I believe that the difference between the listeners of today and those of the age of the polyphonists (not to mention their notions of what was and was not 'sacred') is vast.
Am I tilting at windmills? Or are people today deliberately being made 'non-aesthetic', (mentally senseless) and sold a 'bill of goods'?
Sorry...
Was there also bad chant? How would we know?
The conversation is what is important.
(The)fundamental difference between the age of the polyphonists and ours is/was the cultivation of mastery of musical craft in what was heard by those who heard it.
Today, such an interest in the important matter of a music establishment in the modern equivalent of such gentlemen (and ladies) is totally non existent,
We have a relatively few great churches with discriminating music programmes, but most will settle degenerately with the likes of Haugen and even lesser types that certain major publishers create a market for. This sort of cultivated poor and cheap craftsmanship created for an institutionally enforced non-aesthesis is unique to modern times
What is astonishing about our age is that poor, abysmally disgusting music is taken seriously by even highly educated people and defines the musical taste of the greater part of our populations, is forced or enforced upon Catholic congregations.
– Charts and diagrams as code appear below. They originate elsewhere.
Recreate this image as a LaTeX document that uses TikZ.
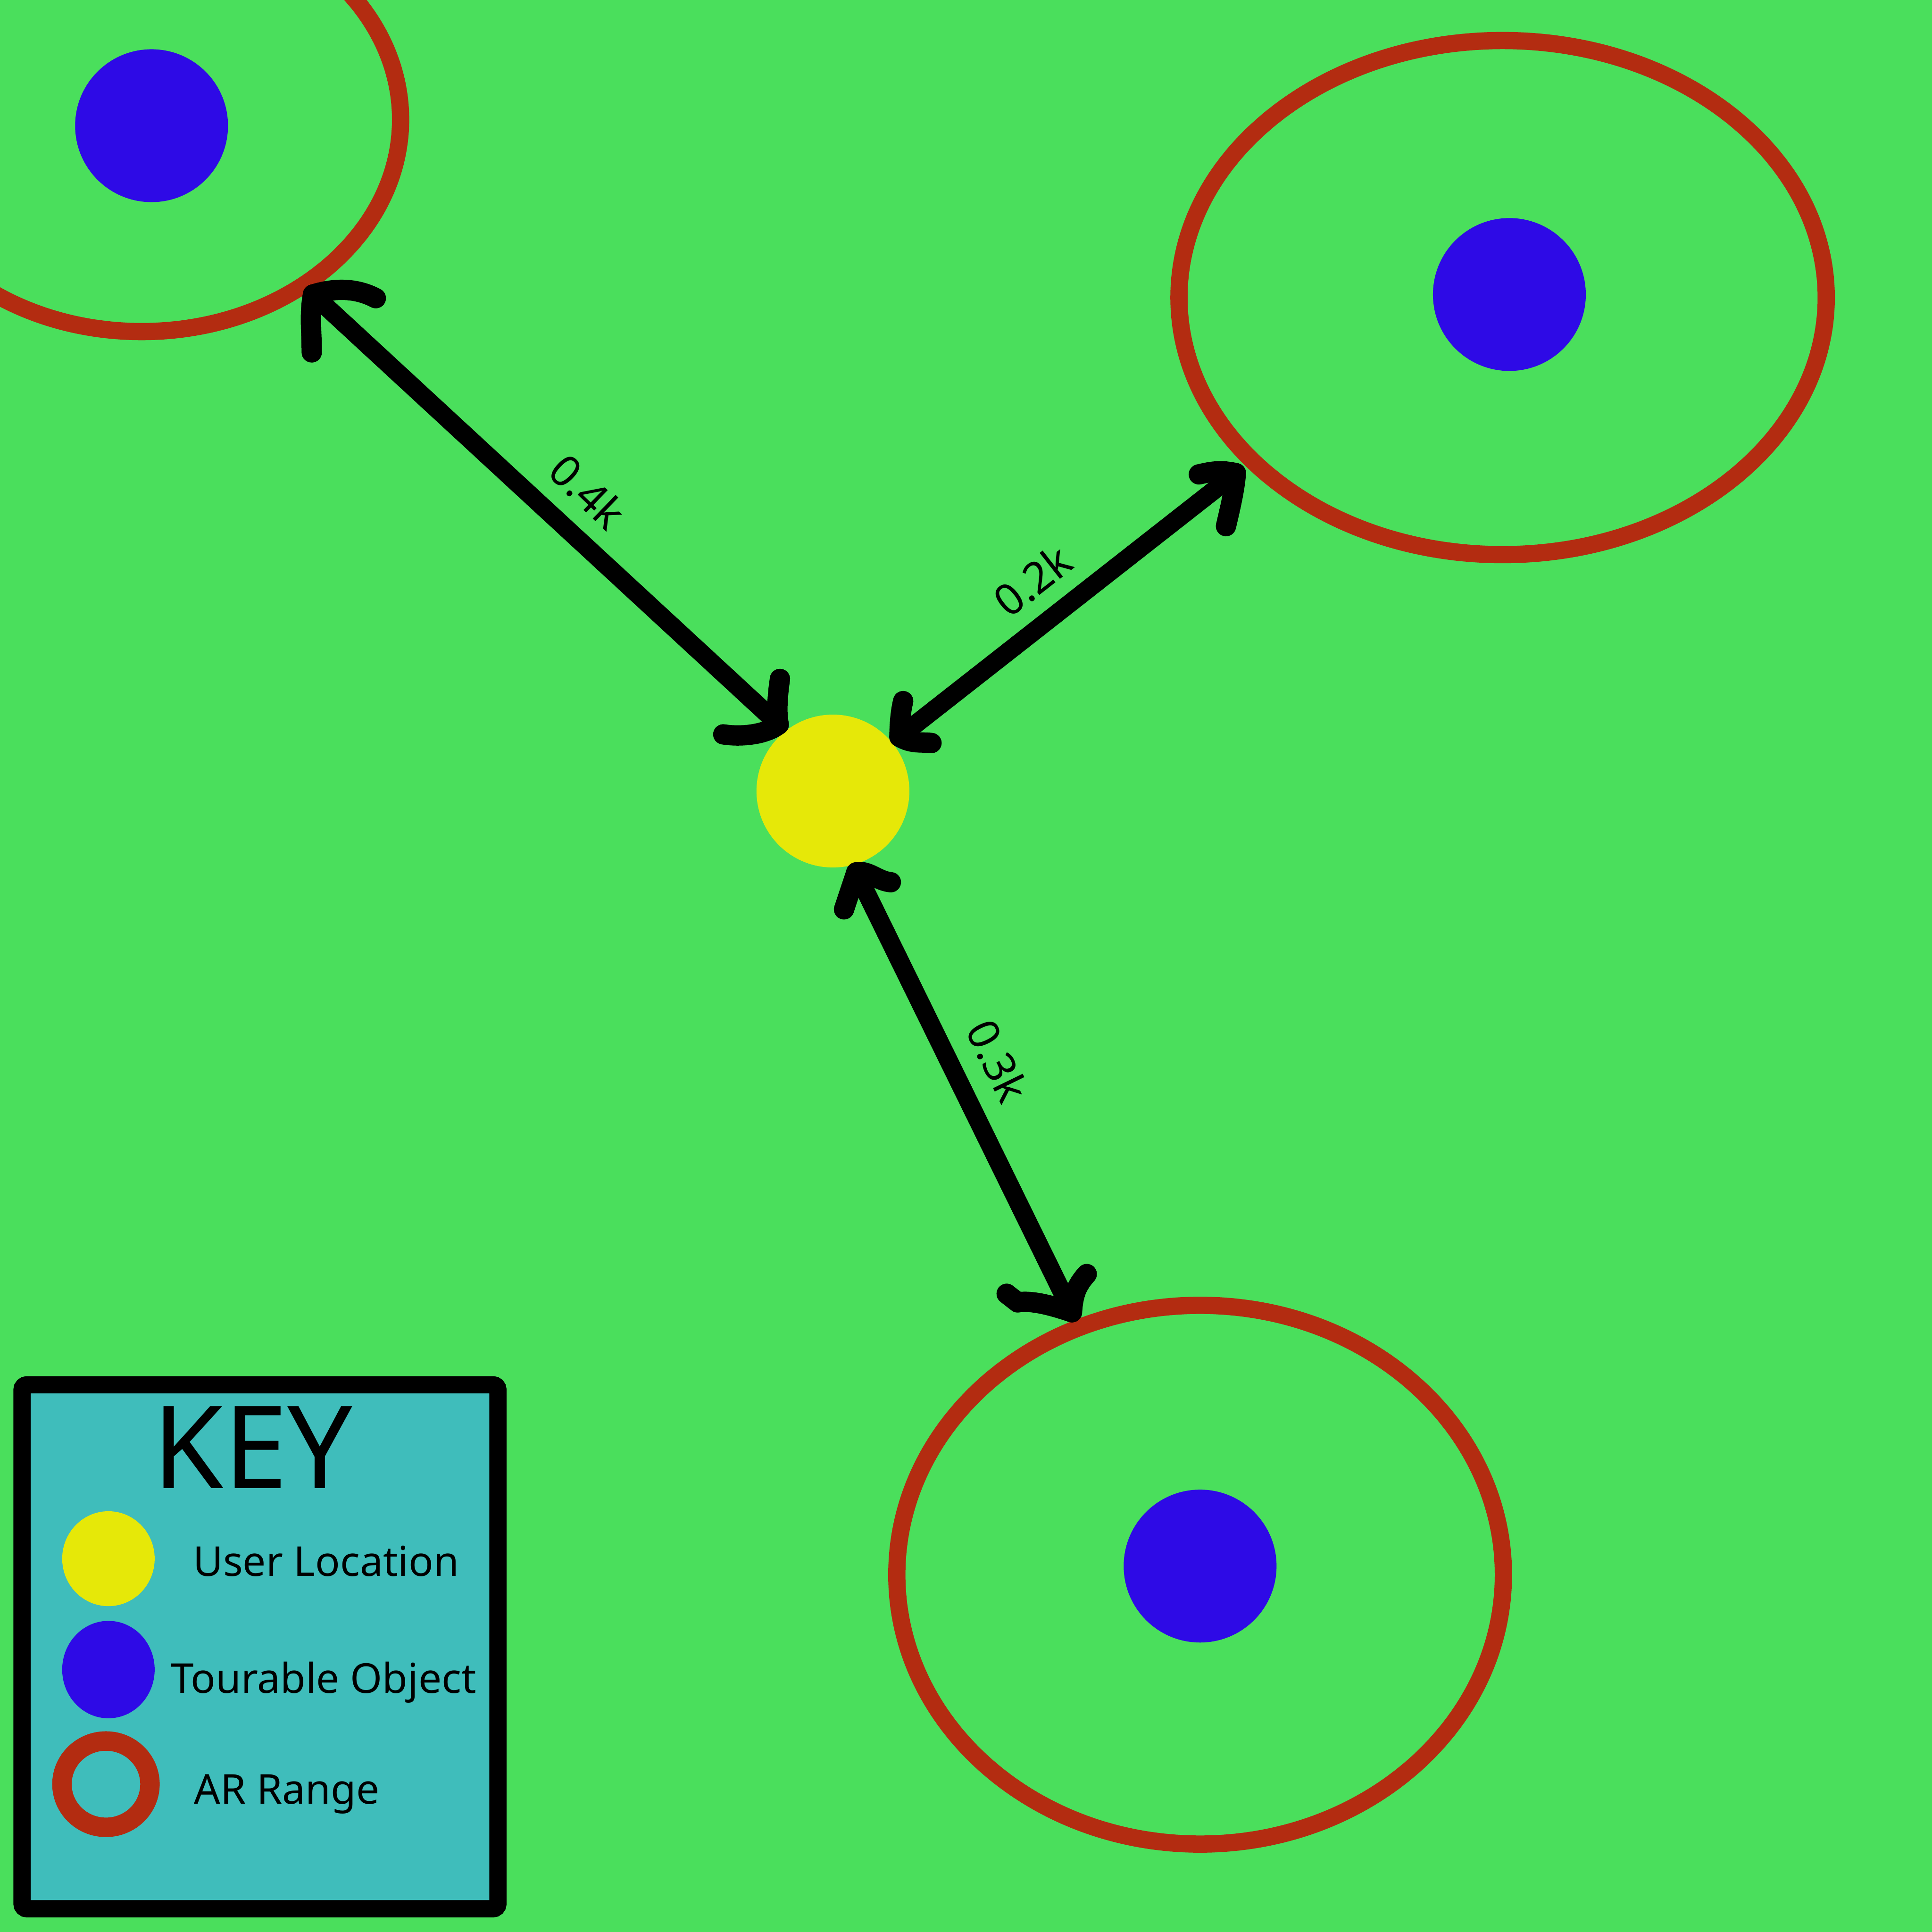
\documentclass[tikz,border=0pt]{standalone}
\usepackage{fontspec}
\setmainfont{Noto Sans}
\usetikzlibrary{shapes.geometric}
\definecolor{bggreen}{RGB}{74,223,92}
\definecolor{ringred}{RGB}{179,44,17}
\definecolor{objblue}{RGB}{46,10,230}
\definecolor{useryellow}{RGB}{230,232,8}
\definecolor{keyteal}{RGB}{63,189,187}
\tikzset{
 ring/.style={draw=ringred, line width=0.14cm, ellipse, inner sep=0pt},
 obj/.style={fill=objblue, circle, inner sep=0pt, minimum size=1.24cm},
 user/.style={fill=useryellow, circle, inner sep=0pt, minimum size=1.24cm},
 shaft/.style={line width=0.15cm, line cap=round},
 barb/.style={line width=0.165cm, line cap=round, line join=round},
 dist/.style={font=\fontsize{10}{12}\selectfont, inner sep=1pt},
 keytext/.style={font=\fontsize{9.5}{12}\selectfont, anchor=base west, inner sep=0pt},
}
\begin{document}
\begin{tikzpicture}[x=0.01cm,y=-0.01cm]
\useasboundingbox (0,0) rectangle (1568,1568);
\fill[bggreen] (0,0) rectangle (1568,1568);
\begin{scope}
\clip (0,0) rectangle (1568,1568);
% AR ranges
\node[ring, minimum width=4.20cm, minimum height=3.44cm] (r1) at (115,97) {};
\node[ring, minimum width=5.25cm, minimum height=4.17cm] (r2) at (1219.5,241.5) {};
\node[ring, minimum width=4.92cm, minimum height=4.37cm] (r3) at (974,1278) {};
% tourable objects
\node[obj] (o1) at (123,102) {};
\node[obj] (o2) at (1225,239) {};
\node[obj] (o3) at (974,1271) {};
% user
\node[user] (u) at (676,642) {};
% arrow 1
\coordinate (a1s) at (254,239);
\coordinate (a1e) at (632,588);
\draw[shaft] (a1s) -- (a1e);
\draw[barb] (a1s) .. controls (270,234) and (288,233) .. (305,242);
\draw[barb] (a1s) .. controls (251,255) and (253,270) .. (253,286);
\draw[barb] (a1e) .. controls (620,597) and (600,598) .. (587,596);
\draw[barb] (a1e) .. controls (630,578) and (631,565) .. (633,551);
% arrow 2
\coordinate (a2s) at (730,598);
\coordinate (a2e) at (1003,384);
\draw[shaft] (a2s) -- (a2e);
\draw[barb] (a2s) .. controls (730,588) and (731,577) .. (733,569);
\draw[barb] (a2s) .. controls (740,604) and (748,602) .. (756,603);
\draw[barb] (a2e) .. controls (990,381) and (982,383) .. (973,385);
\draw[barb] (a2e) .. controls (1002,398) and (998,414) .. (995,427);
% arrow 3
\coordinate (a3s) at (695,708);
\coordinate (a3e) at (870,1065);
\draw[shaft] (a3s) -- (a3e);
\draw[barb] (a3s) .. controls (705,706) and (712,715) .. (723,716);
\draw[barb] (a3s) -- (685,738);
\draw[barb] (a3e) .. controls (855,1060) and (838,1055) .. (826,1057) -- (817,1050);
\draw[barb] (a3e) .. controls (871,1050) and (874,1043) .. (882,1034);
% distance labels
\node[dist, rotate=-44] (l1) at (477,399) {0.4k};
\node[dist, rotate=38] (l2) at (838,471) {0.2k};
\node[dist, rotate=-64] (l3) at (810,861) {0.3k};
% key
\node[draw=black, fill=keyteal, line width=0.14cm, rounded corners=0.04cm, minimum width=3.86cm, minimum height=4.25cm, inner sep=0pt] (key) at (211,1336.5) {};
\node[font=\fontsize{26.5}{30}\selectfont, anchor=base, inner sep=0pt] (keyt) at (205,1208) {KEY};
\node[fill=useryellow, ellipse, minimum width=0.75cm, minimum height=0.77cm, inner sep=0pt] (ky) at (88,1265) {};
\node[fill=objblue, ellipse, minimum width=0.75cm, minimum height=0.79cm, inner sep=0pt] (kb) at (88,1355) {};
\node[draw=ringred, line width=0.158cm, ellipse, minimum width=0.714cm, minimum height=0.70cm, inner sep=0pt] (kr) at (86,1448) {};
\node[keytext] (t1) at (156,1279) {User Location};
\node[keytext] (t2) at (138,1374) {Tourable Object};
\node[keytext] (t3) at (157,1464) {AR Range};
\end{scope}
\end{tikzpicture}
\end{document}
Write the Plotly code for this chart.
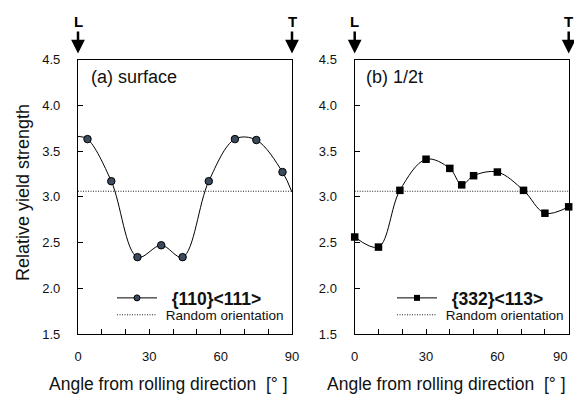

Gautier de Coinci's (later Antatole France's & Massenet's) jongleur wasn't at Canterbury, but I wonder what Chaucer's pilgrims expected to hear. This won't improve my reputation for skepticism, but isn't Jackson's lamento just the same old song?...the village waits would not have played at mass at Canterbury Cathedral, nor street music idioms turned into renaissance 'sacro-pop', nor their equivalents any where else.